Jennifer G. May 27, 2015
Your tutorial left out that one should never use aluminum containers or utensils and why.
 
Author Comment
Caitlin P. May 29, 2015
True! (For anyone else reading this, it's because lye will corrode it -- same goes for tin, iron, and teflon.)
 
cfelten May 16, 2015
I would strongly suggest that anyone interested in soapmaking subscribe to any one of a number of Yahoo email groups on the subject. There are many generous soap makers out there who will share sources, tips for soaping with various fragrances (they are not all well behaved), and hold the new soapmaker's hand through the first batch.

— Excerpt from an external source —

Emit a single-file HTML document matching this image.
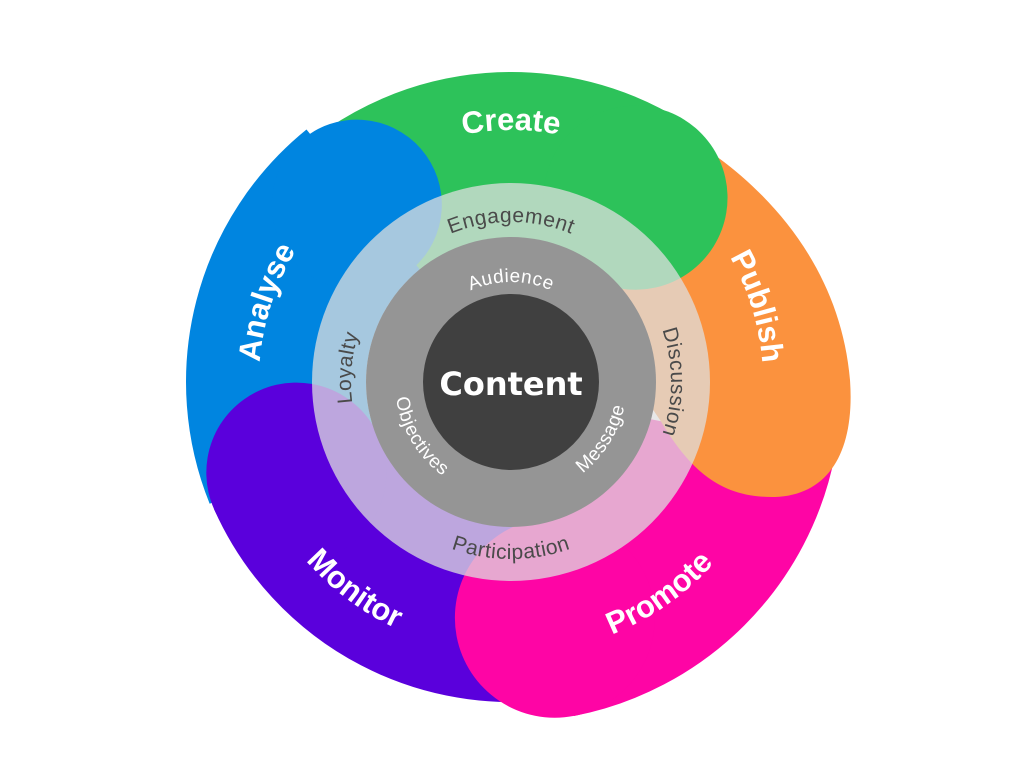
<!DOCTYPE html>
<html><head><meta charset="utf-8"><style>
html,body{margin:0;padding:0;background:#fff;}
svg{display:block}
.pl{font-family:"Liberation Sans",sans-serif;font-weight:bold;font-size:31px;fill:#fff;}
.rl{font-family:"Liberation Sans",sans-serif;font-size:21px;fill:#4a4a4a;letter-spacing:0.5px;}
.il{font-family:"Liberation Sans",sans-serif;font-size:19px;fill:#fff;letter-spacing:0.5px;}
</style></head><body>
<svg width="1024" height="768" viewBox="0 0 1024 768" xmlns="http://www.w3.org/2000/svg">
<defs>
<path id="cw160" d="M -160 0 A 160 160 0 0 1 160 0"/>
<path id="ccw177" d="M -177 0 A 177 177 0 0 0 177 0"/>
<path id="cw100" d="M -100 0 A 100 100 0 0 1 100 0"/>
<path id="ccw116" d="M -116 0 A 116 116 0 0 0 116 0"/>
<path id="cw252" d="M -252 0 A 252 252 0 0 1 252 0"/>
<path id="ccw272" d="M -272 0 A 272 272 0 0 0 272 0"/>
</defs>
<g transform="translate(511,382)">
 <g fill="none" stroke-width="180" stroke-linecap="butt">
  <path d="M 235 0 A 235 235 0 0 1 68.7 224.7" stroke="#2dc25a" transform="translate(0,15) rotate(229)"/>
  <path d="M 230 0 A 230 230 0 0 1 86.2 213.3" stroke="#fe05a5" stroke-width="200" transform="translate(0,10) rotate(11)"/>
  <path d="M 235 0 A 235 235 0 0 1 52.9 229.0" stroke="#5a00dc" transform="translate(0,-5) rotate(79)"/>
  <path d="M 235 0 A 235 235 0 0 1 68.7 224.7" stroke="#0085e0" transform="rotate(158)"/>
 </g>
 <path d="M 157,-256 C 249,-207 329,-120 339,-2 C 344,68 319,113 264,115 C 209,116 179,88 149,38 L 130,10 L 49,-132 Z" fill="#fb923e"/>
 <circle cx="235" cy="0" r="92" fill="#2dc25a" transform="translate(0,15) rotate(302)"/>
 <circle cx="230" cy="0" r="100" fill="#fe05a5" transform="translate(0,10) rotate(79)"/>
 <circle cx="235" cy="0" r="90" fill="#5a00dc" transform="translate(0,-5) rotate(156)"/>
 <circle cx="235" cy="0" r="85" fill="#0085e0" transform="rotate(229)"/>

 <circle r="199" fill="#dfdfdf" fill-opacity="0.745"/>
 <circle r="145" fill="#959595"/>
 <circle r="88" fill="#404040"/>
 <text x="0" y="13" text-anchor="middle" font-family="'DejaVu Sans','Liberation Sans',sans-serif" font-weight="bold" font-size="32" fill="#fff">Content</text>

 <text class="pl" text-anchor="middle" transform="rotate(0)"><textPath href="#cw252" startOffset="50%">Create</textPath></text>
 <text class="pl" text-anchor="middle" transform="rotate(73)"><textPath href="#cw252" startOffset="50%">Publish</textPath></text>
 <text class="pl" text-anchor="middle" transform="rotate(288)"><textPath href="#cw252" startOffset="50%">Analyse</textPath></text>
 <text class="pl" text-anchor="middle" transform="rotate(-35)"><textPath href="#ccw272" startOffset="50%">Promote</textPath></text>
 <text class="pl" text-anchor="middle" transform="rotate(37)"><textPath href="#ccw272" startOffset="50%">Monitor</textPath></text>

 <text class="rl" text-anchor="middle" transform="rotate(0)"><textPath href="#cw160" startOffset="50%">Engagement</textPath></text>
 <text class="rl" text-anchor="middle" transform="rotate(90)"><textPath href="#cw160" startOffset="50%">Discussion</textPath></text>
 <text class="rl" text-anchor="middle" transform="rotate(275)"><textPath href="#cw160" startOffset="50%">Loyalty</textPath></text>
 <text class="rl" text-anchor="middle" transform="rotate(0)"><textPath href="#ccw177" startOffset="50%">Participation</textPath></text>

 <text class="il" text-anchor="middle" transform="rotate(0)"><textPath href="#cw100" startOffset="50%">Audience</textPath></text>
 <text class="il" text-anchor="middle" transform="rotate(59)"><textPath href="#ccw116" startOffset="50%">Objectives</textPath></text>
 <text class="il" text-anchor="middle" transform="rotate(-58)"><textPath href="#ccw116" startOffset="50%">Message</textPath></text>
</g>
</svg>
</body></html>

Make sure every inch of your skin is covered, wear your goggles and gloves, keep a basin of water laced with vinegar (in case of splashes the vinegar will help neutralize the lye) nearby and enjoy the wonderful creative world of soapmaking.
 
m T. May 16, 2015
Another question about colors. So orange essential oil gives soap a yellowish color. What other colors can be used in soap? How about a turquoise?

Also, what do you know about adding some form of oatmeal, like in Aveno?
 
Author Comment
Caitlin P. May 18, 2015
For coloring you can purchase colorants (http://www.brambleberry.com/Colorants-C181.aspx) or use natural options (http://www.diynatural.com/natural-soap-colorants/) to get a wide variety of colors.

You would add oats at trace, right before pouring. It's nice if you grind the oats smaller first using a food processor or blender.
 
Noreen May 16, 2015
I have bought many soap making books but I never tried because it seemed so complicated. You made it so simple and easy!
What can I use to mildly colour the soap and is there any special preparation for a fancy soap mould?
 
Author Comment
Caitlin P. May 18, 2015
For coloring you can purchase colorants (http://www.brambleberry.com/Colorants-C181.aspx) or use natural options (http://www.diynatural.com/natural-soap-colorants/). The preparation for a specially shaped mold shouldn't be any different from a loaf mold like the one shown here.
 
rob May 16, 2015
After the soap is partially used, and no longer has its good shape (from a mold) can it be melted down, and re-molded?
 
Author Comment
Caitlin P. May 16, 2015
I've never done this so I'm not sure, but if you normally do this with other soaps, this shouldn't behave any differently.
 
Gwen May 14, 2015
Palm oil is not an environmentally friendly ingredient. Too many animals in Asia are losing their habitats due to deforestation.
A viable alternative?
 
Author Comment
Caitlin P. May 14, 2015
3 possibilities:

- Replace with an equal amount of lard or beef tallow (these are considered the most similar replacement fats in terms of what properties they'll contribute to the finished bar.
- Purchase palm oil from a sustainable supplier such as the one linked in the article (http://www.soapqueen.com/business/on-palm-oil/).
- Use the resources linked at the end of the article to create a recipe using different oils.

Good luck with your soapmaking!
 
Panfusine May 14, 2015
Wow, thanks for the awesome tutorial.. Did this batch of soap have any color added to it along with the fragrance? or is that buttery yellow color the natural shade of the soap?
 
Author Comment
Caitlin P. May 14, 2015
The orange essential oil I used imparts that nice color!
 
Trena H. May 14, 2015
Great article! I love making soap. It's so fun and easy once you get the hang of it.
 
Desiree @. May 13, 2015
What an awesome post! Though I'll admit that my brain wanted these photos to be about making butter rather than soap. I'm a little nervous about using lye, but I'd love to be brave and give this a shot.